The sum of cubes formula is a handy algebraic identity used to simplify expressions involving cubed terms. This formula is expressed as:

• \( a^3 + b^3 = (a + b)(a^2 - ab + b^2) \)

It allows us to break down complex expressions involving cubes into a product of a binomial and a trinomial. This decomposition makes further algebraic manipulations much easier.

In the given exercise, \( a \) is equated to \( \sin x \) and \( b \) to \( \cos x \). Using the sum of cubes formula, the expression \( \sin^3 x + \cos^3 x \) can be rewritten as:

• \( (\sin x + \cos x)(\sin^2 x - \sin x \cos x + \cos^2 x) \)

This step is crucial because it brings a factor \( \sin x + \cos x \) in both the numerator and denominator, allowing us to simplify the fraction significantly.

The Pythagorean identity is a fundamental concept in trigonometry, connecting sine and cosine functions. This identity states:

• \( \sin^2 x + \cos^2 x = 1 \)

This relationship is derived from the Pythagorean theorem applied to a unit circle and is used frequently to simplify trigonometric expressions.

In our exercise, after reducing the initial expression using the sum of cubes, we are left with \( \sin^2 x - \sin x \cos x + \cos^2 x \). By recognizing the presence of \( \sin^2 x + \cos^2 x \) in this expression, we can substitute it with 1, according to the Pythagorean identity. This simplifies the expression to \( 1 - \sin x \cos x \), directly addressing the task of verifying the given identity.

Simplifying expressions is a critical skill in mathematics that involves reducing them to their simplest or most manageable form. By simplifying complex trigonometric expressions, one can make equations much easier to handle and solve.

• Identify common factors and cancel them out.
• Use known identities, such as the Pythagorean identity, to substitute equivalent expressions.
• Apply algebraic identities, like the sum of cubes, for breaking down challenging terms.
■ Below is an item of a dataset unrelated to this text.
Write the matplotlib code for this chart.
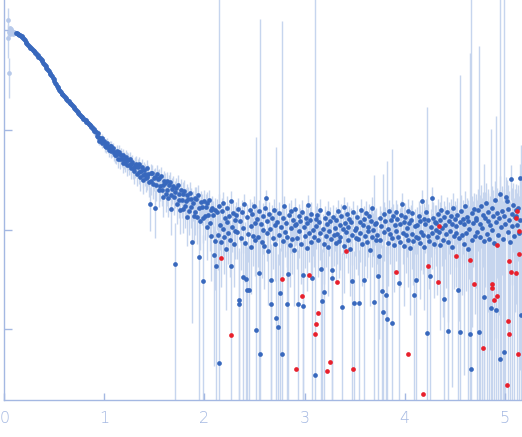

In the original exercise, we simplified a complex trigonometric expression step-by-step. By canceling common terms in the fraction and leveraging identities effectively, we ended with a concise expression: \( 1 - \sin x \cos x \).

The outcome demonstrates how strategic simplification not only verifies identities but also enhances understanding, making seemingly complicated expressions more approachable and solvable.